Lucien ne voulait décidément pas mourir. Alors Maximin
revint à la charge. Lucien fut appelé devant le tyran,
qui l’interrogea de nouveau:
- Quelle est ta patrie? demanda l'empereur.
- Je
suis chrétien! Répondait Lucien
- Quelle est ta profession?
- Je
suis chrétien!
- Qui t’a donné le jour?
- Je
suis chrétien!"
N'obtenant rien d'autre, l'empereur ordonna de jeter
Lucien à la mer. Lucien fut donc attaché à une énorme
pierre puis lancé dans les flots. C'était le 7 janvier
312.
Il y
a quelques désaccords concernant la mort de saint
Lucien.

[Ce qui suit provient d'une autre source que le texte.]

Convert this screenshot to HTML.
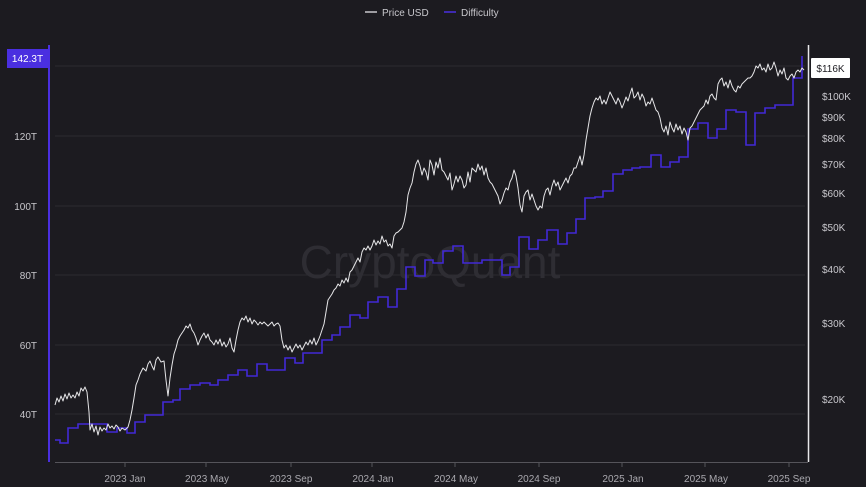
<!DOCTYPE html>
<html><head><meta charset="utf-8"><style>
html,body{margin:0;padding:0;background:#1c1b20;}
svg{display:block;font-family:"Liberation Sans",sans-serif;}
</style></head><body>
<svg width="866" height="487" viewBox="0 0 866 487">
<rect width="866" height="487" fill="#1c1b20"/>
<g stroke="#2c2b31" stroke-width="1">
<line x1="55" y1="66" x2="805" y2="66"/><line x1="55" y1="136" x2="805" y2="136"/>
<line x1="55" y1="206" x2="805" y2="206"/><line x1="55" y1="275" x2="805" y2="275"/>
<line x1="55" y1="345" x2="805" y2="345"/><line x1="55" y1="414" x2="805" y2="414"/>
</g>
<text x="430" y="278" font-size="46" fill="#2e2d33" text-anchor="middle">CryptoQuant</text>
<line x1="55" y1="462.5" x2="808" y2="462.5" stroke="#55545a"/>
<g stroke="#55545a"><line x1="125" y1="462" x2="125" y2="467"/><line x1="206" y1="462" x2="206" y2="467"/><line x1="291" y1="462" x2="291" y2="467"/><line x1="372" y1="462" x2="372" y2="467"/><line x1="455" y1="462" x2="455" y2="467"/><line x1="539" y1="462" x2="539" y2="467"/><line x1="622" y1="462" x2="622" y2="467"/><line x1="705" y1="462" x2="705" y2="467"/><line x1="789" y1="462" x2="789" y2="467"/></g>
<g font-size="10" fill="#a9a8ae" text-anchor="middle">
<text x="125" y="482">2023 Jan</text><text x="207" y="482">2023 May</text><text x="291" y="482">2023 Sep</text><text x="373" y="482">2024 Jan</text><text x="456" y="482">2024 May</text><text x="539" y="482">2024 Sep</text><text x="623" y="482">2025 Jan</text><text x="706" y="482">2025 May</text><text x="789" y="482">2025 Sep</text>
</g>
<g font-size="10" fill="#c8c7cc" text-anchor="end">
<text x="37" y="140">120T</text><text x="37" y="210">100T</text><text x="37" y="279">80T</text><text x="37" y="349">60T</text><text x="37" y="418">40T</text>
</g>
<g font-size="10" fill="#c8c7cc" text-anchor="start">
<text x="822" y="100">$100K</text><text x="822" y="121">$90K</text><text x="822" y="142">$80K</text><text x="822" y="168">$70K</text><text x="822" y="197">$60K</text><text x="822" y="231">$50K</text><text x="822" y="273">$40K</text><text x="822" y="327">$30K</text><text x="822" y="403">$20K</text>
</g>
<line x1="49" y1="45" x2="49" y2="462" stroke="#4a2fe0" stroke-width="2"/>
<line x1="808.5" y1="45" x2="808.5" y2="462" stroke="#e8e8ea" stroke-width="1.5"/>
<polyline fill="none" stroke="#4129d6" stroke-width="1.6" points="55,440 60,440 60,443 68,443 68,428 78,428 78,424 107,424 107,432 117,432 117,428 127,428 127,433 135,433 135,422 145,422 145,415 163,415 163,402 173,402 173,400 180,400 180,389 190,389 190,385 200,385 200,383 210,383 210,385 218,385 218,380 228,380 228,375 238,375 238,370 247,370 247,376 257,376 257,364 267,364 267,370 285,370 285,358 295,358 295,363 303,363 303,353 322,353 322,340 332,340 332,335 340,335 340,327 350,327 350,315 360,315 360,318 368,318 368,302 378,302 378,297 388,297 388,307 397,307 397,289 406,289 406,267 415,267 415,276 425,276 425,260 433,260 433,263 443,263 443,251 453,251 453,246 463,246 463,263 482,263 482,260 502,260 502,275 510,275 510,267 519,267 519,237 529,237 529,249 538,249 538,240 547,240 547,230 558,230 558,244 567,244 567,233 576,233 576,219 585,219 585,198 595,198 595,197 603,197 603,191 613,191 613,174 623,174 623,170 632,170 632,168 640,168 640,167 651,167 651,155 661,155 661,167 670,167 670,162 679,162 679,157 688,157 688,129 698,129 698,123 708,123 708,138 717,138 717,129 726,129 726,110 736,110 736,112 746,112 746,145 755,145 755,113 765,113 765,108 775,108 775,105 793,105 793,78 802,78 802,56"/>
<polyline fill="none" stroke="#e6e6e8" stroke-width="1" stroke-linejoin="round" points="55,405 57,398 59,402 61,396 63,401 65,394 67,399 69,393 71,398 73,395 75,398 77,392 79,396 81,388 83,391 85,387 87,392 89,412 90,430 92,424 94,432 96,426 98,435 100,427 102,431 104,428 106,430 108,424 110,428 112,426 114,429 116,425 118,427 120,431 122,428 125,430 128,427 130,420 132,410 134,398 136,385 138,380 140,374 143,368 146,371 148,364 150,361 152,366 154,370 156,360 158,357 161,362 164,361 166,380 168,396 170,378 172,365 174,354 176,348 178,340 180,336 182,333 184,330 186,326 188,328 190,324 192,330 194,333 196,338 198,345 200,340 202,336 204,333 206,338 208,334 210,340 212,342 214,345 216,340 218,344 220,339 222,346 224,342 226,347 228,344 230,338 232,348 234,352 236,340 238,330 240,322 242,318 244,320 246,316 248,322 250,318 252,324 254,320 256,322 258,325 260,322 262,324 264,322 266,324 268,326 270,324 272,322 274,326 276,324 278,323 280,326 282,340 284,348 286,345 288,350 290,346 292,352 294,348 296,344 298,348 300,345 302,350 304,346 306,342 308,345 310,340 312,344 314,338 316,345 318,341 320,336 322,330 324,324 326,312 328,300 330,297 332,294 334,290 336,288 338,284 340,286 342,280 344,283 346,278 348,282 350,272 352,270 354,266 356,262 358,258 360,262 362,252 364,248 366,250 368,246 370,250 372,246 374,240 376,245 378,241 380,244 382,236 384,242 386,240 388,246 390,244 392,248 394,236 396,233 398,232 400,230 402,228 404,222 406,212 408,195 410,188 412,183 414,172 416,164 418,160 420,166 422,175 424,168 426,172 428,180 430,160 432,165 434,175 436,162 438,168 440,158 442,170 444,172 446,176 448,180 450,173 452,190 454,184 456,176 458,182 460,176 462,180 464,188 466,185 468,172 470,182 472,168 474,170 476,172 478,164 480,170 482,166 484,175 486,168 488,178 490,182 492,184 494,188 496,192 498,196 500,204 502,200 504,193 506,188 508,190 510,182 512,178 514,170 516,176 518,188 520,205 522,212 524,196 526,192 528,190 530,200 532,194 534,200 536,206 538,210 540,206 542,208 544,196 546,190 548,188 550,195 552,186 554,180 556,186 558,182 560,190 562,186 564,182 566,178 568,183 570,176 572,174 574,168 576,168 578,162 580,156 582,165 584,155 586,140 588,128 590,116 592,108 594,102 596,98 598,100 600,96 602,104 604,100 606,104 608,98 610,92 612,96 614,100 616,104 618,98 620,102 622,108 624,103 626,97 628,101 630,94 632,88 634,98 636,96 638,92 640,100 642,94 644,98 646,106 648,102 650,104 652,98 654,104 656,110 658,112 660,118 662,128 664,132 666,126 668,135 670,122 672,128 674,132 676,124 678,130 680,126 682,134 684,128 686,132 688,140 690,128 692,126 694,122 696,118 698,114 700,110 702,108 704,106 706,100 708,104 710,96 712,94 714,98 716,100 718,84 720,80 722,78 724,86 726,82 728,88 730,80 732,86 734,90 736,92 738,86 740,88 742,84 744,82 746,80 748,78 750,78 752,76 754,72 756,66 758,68 760,64 762,70 764,68 766,72 768,64 770,70 772,68 774,62 776,68 778,76 780,70 782,74 784,68 786,78 788,80 790,76 792,74 794,78 796,72 798,70 800,72 802,68 804,70"/>
<line x1="365" y1="12" x2="377" y2="12" stroke="#c8c7cc" stroke-width="1.5"/>
<text x="382" y="16" font-size="10" fill="#c8c7cc">Price USD</text>
<line x1="444" y1="12" x2="456" y2="12" stroke="#4a2fe0" stroke-width="1.5"/>
<text x="461" y="16" font-size="10" fill="#c8c7cc">Difficulty</text>
<rect x="7" y="49" width="41" height="19" fill="#4a2fe0"/>
<text x="27.5" y="62" font-size="10" fill="#ffffff" text-anchor="middle">142.3T</text>
<rect x="811" y="58" width="39" height="20" fill="#ffffff" rx="1"/>
<text x="830.5" y="72" font-size="10" fill="#1c1b20" text-anchor="middle">$116K</text>
</svg>
</body></html>
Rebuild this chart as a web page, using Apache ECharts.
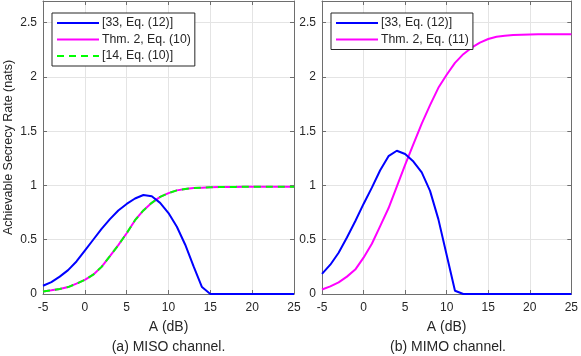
<!DOCTYPE html>
<html>
<head>
<meta charset="utf-8">
<script src="https://cdn.jsdelivr.net/npm/echarts@6/dist/echarts.min.js"></script>
<style>
  html, body { margin: 0; padding: 0; background: #fff; }
  #chart { width: 581px; height: 356px; }
</style>
</head>
<body>
<div id="chart"></div>
<script>
// A (dB) sample points
const snrDb = [-5, -4, -3, -2, -1, 0, 1, 2, 3, 4, 5, 6, 7, 8, 9, 10,
  11, 12, 13, 14, 15, 16, 17, 18, 19, 20, 21, 22, 23, 24, 25];

// (a) MISO channel
const misoRef33 = [0.076, 0.11, 0.16, 0.22, 0.30, 0.40, 0.50, 0.60, 0.69, 0.77, 0.83,
  0.88, 0.912, 0.90, 0.84, 0.746, 0.62, 0.454, 0.254, 0.064, 0,
  0, 0, 0, 0, 0, 0, 0, 0, 0, 0];
const misoThm2 = [0.024, 0.034, 0.046, 0.064, 0.095, 0.13, 0.178, 0.25, 0.35, 0.45, 0.56,
  0.68, 0.77, 0.84, 0.895, 0.93, 0.955, 0.968, 0.976, 0.98, 0.983,
  0.985, 0.986, 0.987, 0.988, 0.988, 0.988, 0.988, 0.988, 0.988, 0.988];
const misoRef14 = misoThm2.slice();

// (b) MIMO channel
const mimoRef33 = [0.185, 0.27, 0.38, 0.52, 0.67, 0.83, 0.98, 1.14, 1.27, 1.32, 1.29,
  1.22, 1.12, 0.95, 0.69, 0.36, 0.03, 0, 0, 0, 0,
  0, 0, 0, 0, 0, 0, 0, 0, 0, 0];
const mimoThm2 = [0.042, 0.07, 0.107, 0.16, 0.225, 0.335, 0.463, 0.626, 0.79, 0.99, 1.19,
  1.38, 1.57, 1.74, 1.90, 2.02, 2.13, 2.21, 2.27, 2.317, 2.35,
  2.37, 2.38, 2.387, 2.39, 2.392, 2.393, 2.393, 2.393, 2.393, 2.393];

const yTicks = ['0', '0.5', '1', '1.5', '2', '2.5'];
const captions = ['(a) MISO channel.', '(b) MIMO channel.'];

const FONT = 'Liberation Sans';
const TXT = '#262626';
const AXIS = '#6e6e6e';

const chart = echarts.init(document.getElementById('chart'));

const pairs = ys => snrDb.map((x, i) => [x, ys[i]]);

const grids = [
  { left: 43, top: 1, width: 251, height: 293 },
  { left: 322, top: 1, width: 252, height: 293 }
];

function xAxisFor(gi, top) {
  return {
    type: 'value', gridIndex: gi, min: -5, max: 25, interval: 5,
    position: top ? 'top' : 'bottom',
    name: top ? '' : 'A (dB)',
    nameLocation: 'middle', nameGap: 26,
    nameTextStyle: { fontFamily: FONT, fontSize: 14, color: TXT },
    axisLine: { show: true, onZero: false, lineStyle: { color: AXIS, width: 1 } },
    axisTick: { show: true, inside: true, length: 4, lineStyle: { color: AXIS } },
    axisLabel: { show: !top, fontFamily: FONT, fontSize: 12, color: TXT, margin: 8 },
    splitLine: { show: !top, lineStyle: { color: '#e4e4e4', width: 1 } }
  };
}

function yAxisFor(gi, right) {
  return {
    type: 'value', gridIndex: gi, min: 0, max: 2.7, interval: 0.5,
    position: right ? 'right' : 'left',
    name: (!right && gi === 0) ? 'Achievable Secrecy Rate (nats)' : '',
    nameLocation: 'middle', nameGap: 28,
    nameTextStyle: { fontFamily: FONT, fontSize: 12.5, color: TXT },
    axisLine: { show: true, onZero: false, lineStyle: { color: AXIS, width: 1 } },
    axisTick: { show: true, inside: true, length: 4, lineStyle: { color: AXIS } },
    axisLabel: {
      show: !right, fontFamily: FONT, fontSize: 12, color: TXT, margin: 6,
      showMaxLabel: false,
      formatter: v => yTicks.indexOf(String(v)) >= 0 ? String(v) : ''
    },
    splitLine: { show: !right, lineStyle: { color: '#e4e4e4', width: 1 } }
  };
}

function lineSeries(name, data, color, xi, yi, dashed, z) {
  return {
    name, type: 'line', data: pairs(data), xAxisIndex: xi, yAxisIndex: yi,
    symbol: 'none', smooth: false, z: z || 2,
    lineStyle: { color, width: 2, type: dashed ? [7, 5] : 'solid' },
    itemStyle: { color },
    emphasis: { disabled: true }
  };
}

const legendBase = {
  orient: 'vertical', itemWidth: 42, itemHeight: 12, itemGap: 4.5,
  padding: [4, 4, 4, 4],
  backgroundColor: '#fff', borderColor: '#262626', borderWidth: 1,
  itemStyle: { opacity: 0 },
  textStyle: { fontFamily: FONT, fontSize: 12.3, color: TXT, padding: [0, 0, 0, -2] },
  selectedMode: false
};

chart.setOption({
  animation: false,
  title: captions.map((t, i) => ({
    text: t, left: grids[i].left + grids[i].width / 2, top: 339, padding: 0,
    textAlign: 'center',
    textStyle: { fontFamily: FONT, fontSize: 14, lineHeight: 16, fontWeight: 'normal', color: TXT }
  })),
  grid: grids,
  xAxis: [xAxisFor(0, false), xAxisFor(1, false), xAxisFor(0, true), xAxisFor(1, true)],
  yAxis: [yAxisFor(0, false), yAxisFor(1, false), yAxisFor(0, true), yAxisFor(1, true)],
  legend: [
    Object.assign({}, legendBase, {
      left: 52, top: 13,
      data: ['[33, Eq. (12)]', 'Thm. 2, Eq. (10)', '[14, Eq. (10)]']
    }),
    Object.assign({}, legendBase, {
      left: 331, top: 13,
      data: ['[33, Eq. (12)]', 'Thm. 2, Eq. (11)']
    })
  ],
  series: [
    lineSeries('[33, Eq. (12)]', misoRef33, '#0000ff', 0, 0, false, 3),
    lineSeries('Thm. 2, Eq. (10)', misoThm2, '#ff00ff', 0, 0, false, 2),
    lineSeries('[14, Eq. (10)]', misoRef14, '#00ff00', 0, 0, true, 2.5),
    lineSeries('[33, Eq. (12)]', mimoRef33, '#0000ff', 1, 1, false, 3),
    lineSeries('Thm. 2, Eq. (11)', mimoThm2, '#ff00ff', 1, 1, false, 2)
  ]
});
</script>
</body>
</html>
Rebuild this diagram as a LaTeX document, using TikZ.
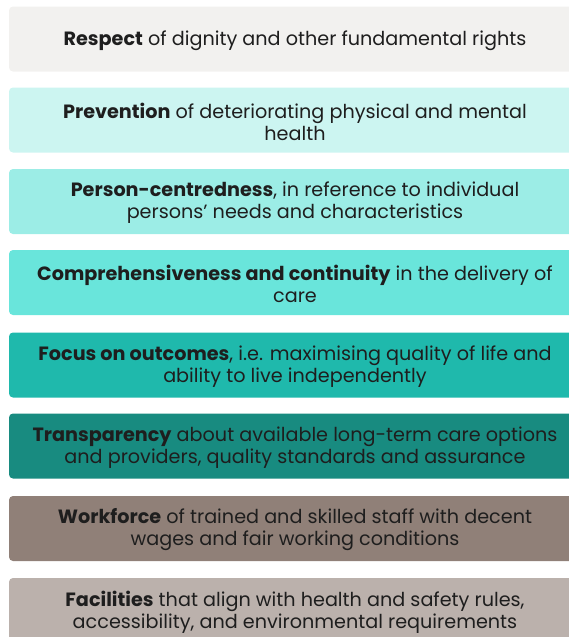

Nous allons donc vous préciser ce qui n'est
peut-être qu'une légende. Nous savons que, du fond de sa
prison dans laquelle il resta neuf ans, Lucien écrivait
à ses fidèles. Quand il parut devant le tribunal, le
savant qu'était Lucien saisit cette occasion pour
présenter au juge une apologie de la religion pour
laquelle il souffrait. Lucien disait, entre autres: "Si
vous refusez de vous en rapporter à mon témoignage sur
la divinité de Jésus-Christ, vous n'avez qu'à consulter
vos annales et vos archives: vous y trouverez que du
temps de Pilate, pendant que le Christ était mis à mort,
le soleil disparut et l'univers fut enseveli dans les
ténèbres en plein midi."
Le
juge renvoya Lucien en prison, et défendit qu'on lui
donnât aucune nourriture. Puis, Lucien parut de nouveau
devant le tribunal: "Je suis chrétien!" était la
seule parole qu'il fût possible de lui arracher. Et
Lucien mourut… Mais l'empereur Maximin, plein de rage,
ordonna qu'on attachât une grosse pierre à la main
droite du corps et qu'on le jetât à la mer "afin d'en
ôter à jamais le souvenir". Le corps de Lucien
resta dans les eaux pendant quatorze jours. Le
quinzième jour, Lucien serait apparu à l'un de ses
parents et lui aurait indiqué l'endroit du rivage où se
trouvait son corps. Effectivement, une fois arrivés sur
place, ceux qui étaient partis chercher le corps,
aperçurent un grand dauphin qui le déchargea sur le bord
de mer et expira à côté de lui. Le corps ne comportait
aucune corruption ni mauvaise odeur si ce n'est que sa
main droite alourdie de la pierre était coupée. Peu de
temps après, la mer rapporta la main de Lucien au même
endroit.
La
vérité est souvent auréolée de légendes. Peu importe,
car cela signifie simplement combien Lucien, le saint
et très savant prêtre, était vénéré, déjà de son temps.